- **Given instruction**: Omit the pictures and print exactly the lines of the listing below, starting at the first and ending at the line containing "import seaborn as sns".

-- start --

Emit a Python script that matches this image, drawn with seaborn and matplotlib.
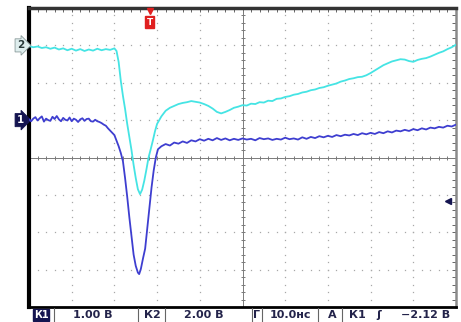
import numpy as np
import pandas as pd
import matplotlib
matplotlib.use("Agg")
import matplotlib.pyplot as plt
from matplotlib.lines import Line2D
import matplotlib.transforms as mtransforms
import seaborn as sns

# ---- data (in screen divisions) ----
ch2_x = [0.0, 0.1, 0.2, 0.3, 0.4, 0.5, 0.6, 0.7, 0.8, 0.9, 1.0, 1.1, 1.2, 1.3, 1.4, 1.5,
         1.6, 1.7, 1.8, 1.9, 2.0, 2.05, 2.1, 2.15, 2.2, 2.25, 2.3, 2.35, 2.4, 2.45, 2.5,
         2.55, 2.6, 2.65, 2.7, 2.75, 2.8, 2.85, 2.9, 2.95, 3.0, 3.1, 3.2, 3.3, 3.4, 3.5,
         3.6, 3.7, 3.8, 3.9, 4.0, 4.1, 4.2, 4.3, 4.4, 4.5, 4.6, 4.7, 4.8, 4.9, 5.0, 5.1,
         5.2, 5.3, 5.4, 5.5, 5.6, 5.7, 5.8, 5.9, 6.0, 6.1, 6.2, 6.3, 6.4, 6.5, 6.6, 6.7,
         6.8, 6.9, 7.0, 7.1, 7.2, 7.3, 7.4, 7.5, 7.6, 7.7, 7.8, 7.9, 8.0, 8.1, 8.2, 8.3,
         8.4, 8.5, 8.6, 8.7, 8.8, 8.9, 9.0, 9.1, 9.2, 9.3, 9.4, 9.5, 9.6, 9.7, 9.8, 9.9, 10.0]
ch2_y = [2.98, 2.95, 2.97, 2.93, 2.95, 2.91, 2.94, 2.89, 2.92, 2.87, 2.91, 2.86, 2.90, 2.85, 2.89, 2.86,
         2.91, 2.87, 2.90, 2.88, 2.92, 2.85, 2.55, 2.05, 1.65, 1.30, 0.90, 0.55, 0.20, -0.20, -0.55,
         -0.85, -0.98, -0.86, -0.62, -0.32, 0.00, 0.22, 0.45, 0.70, 0.90, 1.10, 1.25, 1.33, 1.38, 1.43,
         1.46, 1.48, 1.51, 1.49, 1.47, 1.43, 1.38, 1.31, 1.22, 1.18, 1.22, 1.27, 1.33, 1.36, 1.40, 1.39,
         1.44, 1.43, 1.48, 1.47, 1.52, 1.51, 1.57, 1.58, 1.62, 1.64, 1.68, 1.70, 1.74, 1.76, 1.80, 1.82,
         1.86, 1.88, 1.92, 1.95, 1.98, 2.03, 2.06, 2.10, 2.12, 2.15, 2.16, 2.20, 2.26, 2.33, 2.40, 2.47,
         2.52, 2.57, 2.60, 2.63, 2.62, 2.58, 2.56, 2.61, 2.64, 2.66, 2.70, 2.75, 2.80, 2.84, 2.90, 2.95, 3.02]

ch1_x = [0.0, 0.05, 0.1, 0.15, 0.2, 0.25, 0.3, 0.35, 0.4, 0.45, 0.5, 0.55, 0.6, 0.65, 0.7, 0.75,
         0.8, 0.85, 0.9, 0.95, 1.0, 1.05, 1.1, 1.15, 1.2, 1.25, 1.3, 1.35, 1.4, 1.45, 1.5, 1.55,
         1.6, 1.65, 1.7, 1.75, 1.8, 1.85, 1.9, 1.95, 2.0, 2.05, 2.1, 2.15, 2.2, 2.25, 2.3, 2.35,
         2.4, 2.45, 2.5, 2.55, 2.58, 2.62, 2.67, 2.72, 2.77, 2.82, 2.87, 2.92, 2.97, 3.02, 3.1,
         3.2, 3.3, 3.4, 3.5, 3.6, 3.7, 3.8, 3.9, 4.0, 4.1, 4.2, 4.3, 4.4, 4.5, 4.6, 4.7, 4.8, 4.9,
         5.0, 5.1, 5.2, 5.3, 5.4, 5.5, 5.6, 5.7, 5.8, 5.9, 6.0, 6.1, 6.2, 6.3, 6.4, 6.5, 6.6, 6.7,
         6.8, 6.9, 7.0, 7.1, 7.2, 7.3, 7.4, 7.5, 7.6, 7.7, 7.8, 7.9, 8.0, 8.1, 8.2, 8.3, 8.4, 8.5,
         8.6, 8.7, 8.8, 8.9, 9.0, 9.1, 9.2, 9.3, 9.4, 9.5, 9.6, 9.7, 9.8, 9.9, 10.0]
ch1_y = [1.02, 0.97, 1.04, 1.08, 0.99, 1.05, 1.10, 0.96, 1.04, 1.00, 0.98, 1.09, 1.03, 1.11, 1.02, 0.97,
         1.06, 1.01, 0.99, 1.07, 0.97, 1.04, 1.01, 0.95, 1.02, 1.05, 0.98, 1.03, 1.04, 0.97, 0.96, 1.01,
         0.97, 0.95, 0.92, 0.88, 0.85, 0.78, 0.72, 0.66, 0.60, 0.45, 0.30, 0.12, -0.10, -0.55, -1.05, -1.60,
         -2.10, -2.60, -2.90, -3.08, -3.12, -2.98, -2.70, -2.44, -1.90, -1.35, -0.80, -0.35, 0.00, 0.22, 0.30,
         0.36, 0.32, 0.40, 0.37, 0.43, 0.39, 0.46, 0.43, 0.49, 0.45, 0.50, 0.46, 0.52, 0.47, 0.51, 0.46, 0.50, 0.47,
         0.51, 0.48, 0.50, 0.46, 0.52, 0.49, 0.51, 0.47, 0.50, 0.48, 0.53, 0.49, 0.51, 0.48, 0.54, 0.50, 0.55, 0.52,
         0.57, 0.54, 0.58, 0.55, 0.60, 0.57, 0.61, 0.59, 0.63, 0.60, 0.65, 0.62, 0.66, 0.63, 0.68, 0.65, 0.70, 0.67,
         0.72, 0.70, 0.74, 0.71, 0.76, 0.73, 0.78, 0.75, 0.80, 0.78, 0.82, 0.80, 0.85, 0.83, 0.88]

ch1_ref = 1.0
ch2_ref = 3.0
trig_x = 2.83
trig_level = -1.16

status_labels = ["К1", "1.00 В", "К2", "2.00 В", "Г", "10.0нс", "А", "К1", "ʃ", "−2.12 В"]

# ---- figure ----
sns.set_style("white")
plt.rcParams['font.family'] = ['DejaVu Sans']
W, H = 461, 322
fig = plt.figure(figsize=(W / 100, H / 100), dpi=100)
fig.patch.set_facecolor("white")
ax = fig.add_axes([29 / W, 15 / H, 427 / W, 299 / H])
ax.set_xlim(0, 10)
ax.set_ylim(-4, 4)

# grid dots
dot_col = "#a8a8a8"
for gx in [1, 2, 3, 4, 6, 7, 8, 9]:
    yy = np.arange(-4, 4.001, 0.2)
    ax.plot(np.full_like(yy, gx), yy, ls="none", marker="s", ms=0.9, color=dot_col, mew=0)
for gy in [-3, -2, -1, 1, 2, 3]:
    xx = np.arange(0, 10.001, 0.2)
    ax.plot(xx, np.full_like(xx, gy), ls="none", marker="s", ms=0.9, color=dot_col, mew=0)

# center crosshair with ticks
cc = "#7a7a7a"
ax.axhline(0, color=cc, lw=0.7, zorder=1)
ax.axvline(5, color=cc, lw=0.7, zorder=1)
xx = np.arange(0, 10.001, 0.2)
ax.plot(xx, np.zeros_like(xx), ls="none", marker="|", ms=3.5, mew=0.7, color=cc)
yy = np.arange(-4, 4.001, 0.2)
ax.plot(np.full_like(yy, 5.0), yy, ls="none", marker="_", ms=3.5, mew=0.7, color=cc)

# traces
sns.lineplot(x=ch2_x, y=ch2_y, ax=ax, color="#45e4e4", lw=1.3, estimator=None, sort=False, zorder=3)
sns.lineplot(x=ch1_x, y=ch1_y, ax=ax, color="#3e3ed0", lw=1.3, estimator=None, sort=False, zorder=4)

# edge ticks
ax.set_xticks(np.arange(0, 10.001, 0.2))
ax.set_yticks(np.arange(-4, 4.001, 0.2))
ax.tick_params(direction="in", length=3, width=0.7, color="#666666",
               top=True, right=True, labelbottom=False, labelleft=False)
ax.set_xlabel("")
ax.set_ylabel("")

for side, lw, col in [("left", 3.0, "black"), ("top", 2.5, "#333333"),
                      ("bottom", 2.0, "black"), ("right", 1.8, "#8a8a8a")]:
    ax.spines[side].set_visible(True)
    ax.spines[side].set_linewidth(lw)
    ax.spines[side].set_color(col)

# channel markers
btrans = mtransforms.blended_transform_factory(ax.transAxes, ax.transData)
ax.text(-0.012, ch2_ref, "2", transform=btrans, ha="right", va="center", fontsize=7.5,
        fontweight="bold", color="#2a3a3a", clip_on=False,
        bbox=dict(boxstyle="rarrow,pad=0.15", fc="#dfeeee", ec="#8a9a9a", lw=0.6))
ax.text(-0.012, ch1_ref, "1", transform=btrans, ha="right", va="center", fontsize=7.5,
        fontweight="bold", color="white", clip_on=False,
        bbox=dict(boxstyle="rarrow,pad=0.15", fc="#141450", ec="#141450", lw=0.6))

# trigger marker
ax.plot([trig_x], [3.93], marker="v", ms=5, color="#e02020", clip_on=False, zorder=6)
ax.text(trig_x, 3.62, "T", ha="center", va="center", fontsize=6.5, fontweight="bold",
        color="white", zorder=6,
        bbox=dict(boxstyle="square,pad=0.15", fc="#e02020", ec="#e02020"))
ax.plot([9.82], [trig_level], marker="<", ms=4.5, color="#141450", zorder=6)

# status bar
def fx(px):
    return px / W

yb = (H - 315) / H
txt_col = "#23234a"
kw = dict(fontsize=8, fontweight="bold", ha="center", va="center", color=txt_col)
fig.text(fx(41), yb, status_labels[0], fontsize=7, fontweight="bold", ha="center", va="center",
         color="white", bbox=dict(boxstyle="square,pad=0.12", fc="#141450", ec="#141450"))
fig.text(fx(93), yb, status_labels[1], **kw)
fig.text(fx(152), yb, status_labels[2], **kw)
fig.text(fx(204), yb, status_labels[3], **kw)
fig.text(fx(257), yb, status_labels[4], **kw)
fig.text(fx(290), yb, status_labels[5], **kw)
fig.text(fx(332), yb, status_labels[6], **kw)
fig.text(fx(357), yb, status_labels[7], **kw)
fig.text(fx(379), yb, status_labels[8], **kw)
fig.text(fx(426), yb, status_labels[9], **kw)
for sx in [54, 138, 165, 252, 262, 318, 342]:
    fig.add_artist(Line2D([fx(sx), fx(sx)], [0, 14 / H], color="#666666", lw=0.8))

fig.savefig("out.png", dpi=100, facecolor="white")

-- end --

- **Written reply**:
Emit a Python script that matches this image, drawn with seaborn and matplotlib.
import numpy as np
import pandas as pd
import matplotlib
matplotlib.use("Agg")
import matplotlib.pyplot as plt
from matplotlib.lines import Line2D
import matplotlib.transforms as mtransforms
import seaborn as sns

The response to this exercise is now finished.